Arguing against an attack now is this week's full moon. Planners normally like to begin a conflict in the blackness of a moonless night, capitalizing on vast U.S. superiority in night-vision technologies and "smart" weapons. The next moonless night is March 29.
Military analysts say the fight will be a mismatch. Most of Iraq's 160,000-strong regular army is ill-equipped. Even among Saddam's six Republican Guard divisions of some 60,000 elite troops is talk of quick surrender, based on secret negotiations with Iraqi commanders.
Military analyst Anthony Cordesman wrote in a report about Iraq's military that whether it fights or surrenders depends on the war's conduct.
"It is very easy to assert that Iraq's major combat units will fight with loyalty and determination because of their privileges, dependence on the regime, and nationalism," Mr. Cordesman writes. "It is equally easy to assert that they will rapidly collapse or defect because the regime is an unpopular tyranny."
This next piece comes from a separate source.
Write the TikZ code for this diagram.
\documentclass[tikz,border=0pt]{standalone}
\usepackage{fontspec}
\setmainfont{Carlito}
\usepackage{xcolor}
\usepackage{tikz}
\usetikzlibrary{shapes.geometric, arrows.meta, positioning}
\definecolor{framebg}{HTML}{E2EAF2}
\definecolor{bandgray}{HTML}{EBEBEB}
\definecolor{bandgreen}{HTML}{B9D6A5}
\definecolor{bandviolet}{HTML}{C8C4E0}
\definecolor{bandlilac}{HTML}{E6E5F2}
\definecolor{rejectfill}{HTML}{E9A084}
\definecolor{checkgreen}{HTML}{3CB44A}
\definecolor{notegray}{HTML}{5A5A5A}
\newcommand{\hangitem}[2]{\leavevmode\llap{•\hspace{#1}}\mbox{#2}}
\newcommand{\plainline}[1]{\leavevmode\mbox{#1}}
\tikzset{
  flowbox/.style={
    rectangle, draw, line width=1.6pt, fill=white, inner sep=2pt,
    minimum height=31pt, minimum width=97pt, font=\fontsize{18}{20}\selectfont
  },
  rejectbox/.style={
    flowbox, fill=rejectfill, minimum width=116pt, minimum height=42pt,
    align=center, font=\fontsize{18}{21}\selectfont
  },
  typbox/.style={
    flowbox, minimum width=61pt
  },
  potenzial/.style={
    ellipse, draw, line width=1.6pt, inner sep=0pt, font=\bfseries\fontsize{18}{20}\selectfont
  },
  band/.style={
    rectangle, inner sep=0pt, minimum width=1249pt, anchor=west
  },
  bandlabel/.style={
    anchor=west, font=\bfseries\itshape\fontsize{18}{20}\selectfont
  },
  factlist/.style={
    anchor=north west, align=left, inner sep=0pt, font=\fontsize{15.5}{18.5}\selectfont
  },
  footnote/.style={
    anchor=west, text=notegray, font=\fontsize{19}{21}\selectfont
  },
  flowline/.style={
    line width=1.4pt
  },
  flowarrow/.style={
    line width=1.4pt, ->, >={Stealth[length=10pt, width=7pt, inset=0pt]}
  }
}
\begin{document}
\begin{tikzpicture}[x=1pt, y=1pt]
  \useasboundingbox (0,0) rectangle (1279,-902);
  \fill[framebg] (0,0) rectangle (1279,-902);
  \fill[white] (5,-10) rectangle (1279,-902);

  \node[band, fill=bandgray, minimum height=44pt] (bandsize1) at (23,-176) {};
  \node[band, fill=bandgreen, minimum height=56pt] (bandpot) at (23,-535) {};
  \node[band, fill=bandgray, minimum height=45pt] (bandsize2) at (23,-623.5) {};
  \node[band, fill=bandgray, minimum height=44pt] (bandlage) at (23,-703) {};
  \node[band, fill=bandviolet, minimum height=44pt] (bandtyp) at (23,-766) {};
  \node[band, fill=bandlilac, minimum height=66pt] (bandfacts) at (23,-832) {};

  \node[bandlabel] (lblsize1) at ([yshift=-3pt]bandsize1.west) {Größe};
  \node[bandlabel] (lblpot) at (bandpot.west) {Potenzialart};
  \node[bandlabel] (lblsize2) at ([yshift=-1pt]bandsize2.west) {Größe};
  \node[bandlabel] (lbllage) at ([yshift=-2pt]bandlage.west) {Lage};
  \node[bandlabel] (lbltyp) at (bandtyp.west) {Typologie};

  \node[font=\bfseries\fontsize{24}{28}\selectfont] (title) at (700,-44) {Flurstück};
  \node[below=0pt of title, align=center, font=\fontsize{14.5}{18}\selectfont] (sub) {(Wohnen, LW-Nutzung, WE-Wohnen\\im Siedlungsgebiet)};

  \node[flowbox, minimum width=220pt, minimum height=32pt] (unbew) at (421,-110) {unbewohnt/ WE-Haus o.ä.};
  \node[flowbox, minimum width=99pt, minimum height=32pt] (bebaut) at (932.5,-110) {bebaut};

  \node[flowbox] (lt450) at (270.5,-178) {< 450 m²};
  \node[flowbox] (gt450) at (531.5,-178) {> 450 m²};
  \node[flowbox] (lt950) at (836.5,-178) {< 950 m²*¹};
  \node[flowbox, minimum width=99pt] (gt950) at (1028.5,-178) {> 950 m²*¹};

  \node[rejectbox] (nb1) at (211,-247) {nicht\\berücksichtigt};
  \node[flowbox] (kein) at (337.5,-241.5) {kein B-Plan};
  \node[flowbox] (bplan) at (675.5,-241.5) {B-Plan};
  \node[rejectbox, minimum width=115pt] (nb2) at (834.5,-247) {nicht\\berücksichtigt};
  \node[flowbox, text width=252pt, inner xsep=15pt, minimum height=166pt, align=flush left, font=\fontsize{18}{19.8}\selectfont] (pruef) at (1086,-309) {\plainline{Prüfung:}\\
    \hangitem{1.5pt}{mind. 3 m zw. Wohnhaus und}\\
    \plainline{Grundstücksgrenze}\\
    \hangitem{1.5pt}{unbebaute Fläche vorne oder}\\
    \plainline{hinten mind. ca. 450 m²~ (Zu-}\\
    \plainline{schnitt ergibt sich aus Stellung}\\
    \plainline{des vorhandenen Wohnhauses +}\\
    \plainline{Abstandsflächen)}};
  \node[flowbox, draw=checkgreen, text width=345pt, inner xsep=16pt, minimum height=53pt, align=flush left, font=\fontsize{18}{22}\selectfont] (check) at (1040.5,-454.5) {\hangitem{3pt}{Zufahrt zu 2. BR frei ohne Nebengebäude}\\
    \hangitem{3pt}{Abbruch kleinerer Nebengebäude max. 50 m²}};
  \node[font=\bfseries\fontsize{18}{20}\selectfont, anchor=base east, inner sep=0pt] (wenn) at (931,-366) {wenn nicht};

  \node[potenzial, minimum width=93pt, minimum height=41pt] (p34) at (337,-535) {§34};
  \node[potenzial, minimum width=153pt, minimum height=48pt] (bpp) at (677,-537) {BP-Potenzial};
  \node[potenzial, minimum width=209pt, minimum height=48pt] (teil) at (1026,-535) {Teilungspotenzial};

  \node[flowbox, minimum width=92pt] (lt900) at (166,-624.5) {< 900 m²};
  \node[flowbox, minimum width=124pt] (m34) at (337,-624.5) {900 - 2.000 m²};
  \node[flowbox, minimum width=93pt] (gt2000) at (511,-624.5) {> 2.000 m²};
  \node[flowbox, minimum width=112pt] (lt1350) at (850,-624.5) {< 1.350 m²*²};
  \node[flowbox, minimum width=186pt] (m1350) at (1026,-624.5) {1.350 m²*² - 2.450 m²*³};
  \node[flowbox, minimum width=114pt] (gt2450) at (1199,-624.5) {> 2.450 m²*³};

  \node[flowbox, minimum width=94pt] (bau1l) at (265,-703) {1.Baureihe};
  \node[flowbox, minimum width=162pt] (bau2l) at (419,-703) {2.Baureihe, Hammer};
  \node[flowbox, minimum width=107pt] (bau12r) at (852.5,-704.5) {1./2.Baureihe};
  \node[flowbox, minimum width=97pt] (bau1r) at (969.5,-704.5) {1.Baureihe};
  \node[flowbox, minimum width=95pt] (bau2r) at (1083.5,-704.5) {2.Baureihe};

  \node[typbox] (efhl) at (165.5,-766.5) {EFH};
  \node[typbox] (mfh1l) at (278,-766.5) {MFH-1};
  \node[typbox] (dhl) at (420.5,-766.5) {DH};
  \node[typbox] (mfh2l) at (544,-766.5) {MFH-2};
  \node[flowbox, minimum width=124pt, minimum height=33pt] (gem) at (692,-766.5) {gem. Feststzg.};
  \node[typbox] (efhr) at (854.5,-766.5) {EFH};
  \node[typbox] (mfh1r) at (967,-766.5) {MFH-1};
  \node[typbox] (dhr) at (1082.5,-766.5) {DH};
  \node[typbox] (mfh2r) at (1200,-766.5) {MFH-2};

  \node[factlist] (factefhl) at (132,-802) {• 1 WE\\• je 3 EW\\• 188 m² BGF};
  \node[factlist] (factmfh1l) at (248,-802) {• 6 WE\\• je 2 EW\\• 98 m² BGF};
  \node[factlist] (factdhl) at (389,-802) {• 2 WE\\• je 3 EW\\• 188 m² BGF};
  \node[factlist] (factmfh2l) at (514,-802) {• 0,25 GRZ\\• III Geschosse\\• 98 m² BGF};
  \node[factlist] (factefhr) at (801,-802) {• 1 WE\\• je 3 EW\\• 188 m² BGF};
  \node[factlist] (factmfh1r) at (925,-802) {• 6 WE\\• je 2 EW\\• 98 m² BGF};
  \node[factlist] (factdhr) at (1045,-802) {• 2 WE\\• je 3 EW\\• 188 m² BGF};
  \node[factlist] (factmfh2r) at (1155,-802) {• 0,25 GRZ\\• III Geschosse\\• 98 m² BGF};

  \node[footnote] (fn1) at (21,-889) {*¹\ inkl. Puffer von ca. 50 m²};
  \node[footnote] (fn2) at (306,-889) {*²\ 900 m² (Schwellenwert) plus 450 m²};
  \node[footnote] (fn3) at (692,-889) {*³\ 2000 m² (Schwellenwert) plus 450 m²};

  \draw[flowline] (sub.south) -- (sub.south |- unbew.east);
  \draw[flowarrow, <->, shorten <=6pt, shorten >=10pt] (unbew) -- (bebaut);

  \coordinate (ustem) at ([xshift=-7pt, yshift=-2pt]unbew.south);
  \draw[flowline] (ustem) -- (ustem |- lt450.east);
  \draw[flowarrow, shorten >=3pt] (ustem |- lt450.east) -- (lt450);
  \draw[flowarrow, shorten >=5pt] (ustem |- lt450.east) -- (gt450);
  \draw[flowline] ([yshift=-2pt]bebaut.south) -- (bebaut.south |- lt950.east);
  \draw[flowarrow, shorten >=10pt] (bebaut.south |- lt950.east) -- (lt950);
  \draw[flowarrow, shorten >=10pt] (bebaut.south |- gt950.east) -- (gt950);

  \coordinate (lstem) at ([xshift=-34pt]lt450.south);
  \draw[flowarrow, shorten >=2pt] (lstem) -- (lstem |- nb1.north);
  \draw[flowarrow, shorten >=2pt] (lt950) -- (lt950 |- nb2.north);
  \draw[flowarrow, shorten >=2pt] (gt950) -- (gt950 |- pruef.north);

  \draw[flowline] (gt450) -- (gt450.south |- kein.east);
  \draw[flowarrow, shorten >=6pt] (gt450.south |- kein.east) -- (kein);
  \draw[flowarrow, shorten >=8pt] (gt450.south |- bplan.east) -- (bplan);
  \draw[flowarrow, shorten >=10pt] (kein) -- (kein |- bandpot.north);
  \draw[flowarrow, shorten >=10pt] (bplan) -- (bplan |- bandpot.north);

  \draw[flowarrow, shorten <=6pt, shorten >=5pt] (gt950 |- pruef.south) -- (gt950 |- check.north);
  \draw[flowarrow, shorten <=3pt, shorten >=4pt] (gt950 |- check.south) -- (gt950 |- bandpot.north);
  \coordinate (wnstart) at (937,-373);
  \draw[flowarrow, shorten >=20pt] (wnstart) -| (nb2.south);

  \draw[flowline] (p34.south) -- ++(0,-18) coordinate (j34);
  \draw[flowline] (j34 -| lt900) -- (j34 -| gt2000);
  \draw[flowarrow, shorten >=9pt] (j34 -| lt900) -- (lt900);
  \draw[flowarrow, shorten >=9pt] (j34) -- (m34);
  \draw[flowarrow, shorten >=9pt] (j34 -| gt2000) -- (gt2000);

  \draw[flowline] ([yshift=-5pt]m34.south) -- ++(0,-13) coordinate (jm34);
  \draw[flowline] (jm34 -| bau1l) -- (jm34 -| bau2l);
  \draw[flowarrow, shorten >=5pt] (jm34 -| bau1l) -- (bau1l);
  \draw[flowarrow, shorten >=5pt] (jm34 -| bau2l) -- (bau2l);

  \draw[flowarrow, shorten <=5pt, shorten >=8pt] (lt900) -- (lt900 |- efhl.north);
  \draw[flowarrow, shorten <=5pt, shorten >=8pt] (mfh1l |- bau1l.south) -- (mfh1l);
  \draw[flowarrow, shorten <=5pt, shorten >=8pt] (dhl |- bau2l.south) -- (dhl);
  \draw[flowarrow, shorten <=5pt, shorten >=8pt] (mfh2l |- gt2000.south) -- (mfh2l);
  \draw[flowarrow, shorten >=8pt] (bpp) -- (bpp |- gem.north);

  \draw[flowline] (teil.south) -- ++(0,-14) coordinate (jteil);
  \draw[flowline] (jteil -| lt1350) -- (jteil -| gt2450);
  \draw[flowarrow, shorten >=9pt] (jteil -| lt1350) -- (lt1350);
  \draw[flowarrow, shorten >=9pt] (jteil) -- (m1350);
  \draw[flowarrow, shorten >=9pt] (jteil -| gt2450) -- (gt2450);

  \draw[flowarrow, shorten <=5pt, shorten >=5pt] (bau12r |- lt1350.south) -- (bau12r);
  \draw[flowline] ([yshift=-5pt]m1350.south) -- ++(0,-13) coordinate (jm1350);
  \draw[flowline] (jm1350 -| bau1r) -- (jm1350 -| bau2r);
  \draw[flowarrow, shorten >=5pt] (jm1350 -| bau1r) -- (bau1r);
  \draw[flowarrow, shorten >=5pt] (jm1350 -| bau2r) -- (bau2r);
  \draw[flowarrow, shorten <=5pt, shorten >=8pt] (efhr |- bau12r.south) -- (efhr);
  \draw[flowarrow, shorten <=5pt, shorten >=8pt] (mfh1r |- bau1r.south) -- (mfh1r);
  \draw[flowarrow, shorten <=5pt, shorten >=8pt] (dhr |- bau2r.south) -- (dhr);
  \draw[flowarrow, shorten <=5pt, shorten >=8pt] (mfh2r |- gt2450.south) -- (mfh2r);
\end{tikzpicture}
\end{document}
Turkish leaders yesterday said they would press ahead with a measure to reverse their refusal to let the U.S. military use their country as a staging area for a war against Iraq. The Cabinet would discuss the matter today, and parliament could take up the measure tomorrow, private NTV television reported.
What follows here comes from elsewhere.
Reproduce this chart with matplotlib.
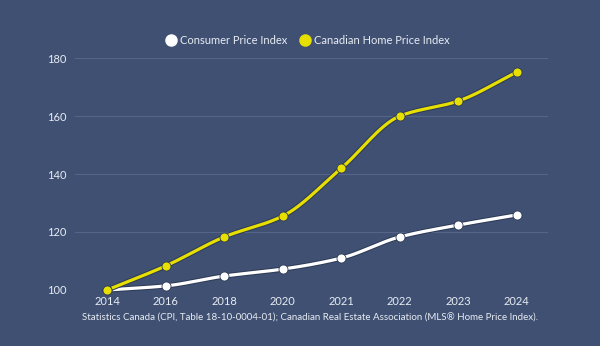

The original plan was to position the 4th Infantry Division in Turkey for an invasion to create a northern front. But with war apparently days away, the only use now for Turkish bases would appear to be to launch air strikes and to insert peacekeepers after the war.
The coalition will attack from all directions, making use of more than 700 combat aircraft.
Ground and air forces in Kuwait will come from the south; airborne troops will set up a northern front to attack or encircle Tikrit, Saddam's hometown and base for some of his most loyal troops; special-operations and airborne personnel will use Jordan and Saudi Arabia to spring an attack from the west; Navy strike jets in the Mediterranean will fly from the carriers USS Harry S. Truman and USS Theodore Roosevelt; hundreds of Tomahawk cruise missiles will launch from 15 surface ships and submarines in the Red Sea and from about the same number of vessels in the Persian Gulf, where three other carrier battle groups await the war order.
Some 100 strike aircraft on the Truman and Roosevelt will take an indirect route to Iraq. With Turkey currently off-limits, the aircraft would fly over Egypt's Sinai Peninsula, then turn north into Jordan before entering Iraqi airspace, a Pentagon official said.
This official said a more direct route over Israel is off the table because "imagine Jordanians looking up and seeing combat planes flying from that direction."